U.S. Representative Alexandria Ocasio-Cortez announced yesterday that she plans on filing a measure to prevent the US Army from recruiting using livestreaming platforms like Twitch. This comes hot on the heels of the Army quietly retreating from Twitch, after a backlash over their use of the platform for recruiting efforts.
As Vice first reported yesterday, AOC filed a draft amendment to the House Appropriations bill on July 22. The amendment would prevent the Army from using funds appropriated by the bill to "maintain a presence on Twitch.com or any video game, e-sports, or live-streaming platform."
Speaking to Motherboard, Ocasio-Cortez said that "it's incredibly irresponsible for the Army and the Navy to be recruiting impressionable young people and children via live streaming platforms. War is not a game, and the Marine Corps' decision not to engage in this recruiting tool should be a clear signal to the other branches of the military to cease this practice entirely."

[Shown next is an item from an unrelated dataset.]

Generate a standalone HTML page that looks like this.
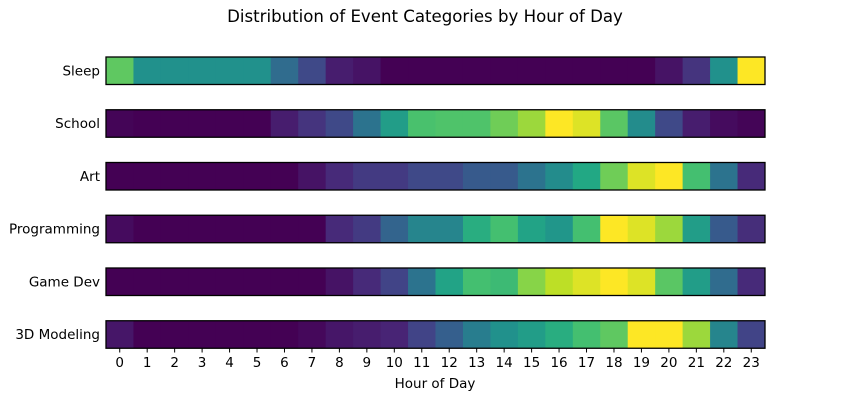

Earlier that same day, Kotaku reported that the Army had quietly decided to retreat from Twitch, after banning viewers for repeatedly asking about war crimes and hosting giveaways which actually lead viewers to a recruitment page for the Army. This comes from an email from someone close to the Army, which Kotaku has seen, saying the Army might not resume activity on livestreaming platforms until at least Spring 2021. AOC's proposed amendment would prevent the Army from returning.
As of right now, the US Army hasn't hosted a livestream on Twitch in almost two weeks. Their productions have been heavily criticized by many, including the ACLU, who stated that banning users who asked about the Army's war crimes was unconstitutional.
While the Army has quietly pulled out of Twitch, the US Navy remains undeterred. Their last livestream on Twitch took place late last night on July 22, and they've certainly showed no signs of following in the Army's steps and bowing out of Twitch, despite employing similar recruitment tactics through giveaways and banning users for mentioning war crimes.
As Vice's article notes, Ocasio-Cortez's proposed measure has a long way to go until it's potentially implemented in the House Appropriations bill. Its first hurdle comes from the House Appropriations Committee on Rules, which meets next week on July 27 to decide which proposed amendments will go forward.
The House will then write one finalized version of the budget, which has to go through multiple select committees before being voted on by the House, before the Senate gets involved in voting on the bill. Ocasio-Cortez's measure could falter at any stage, but we'll be reporting back on future developments on the measure.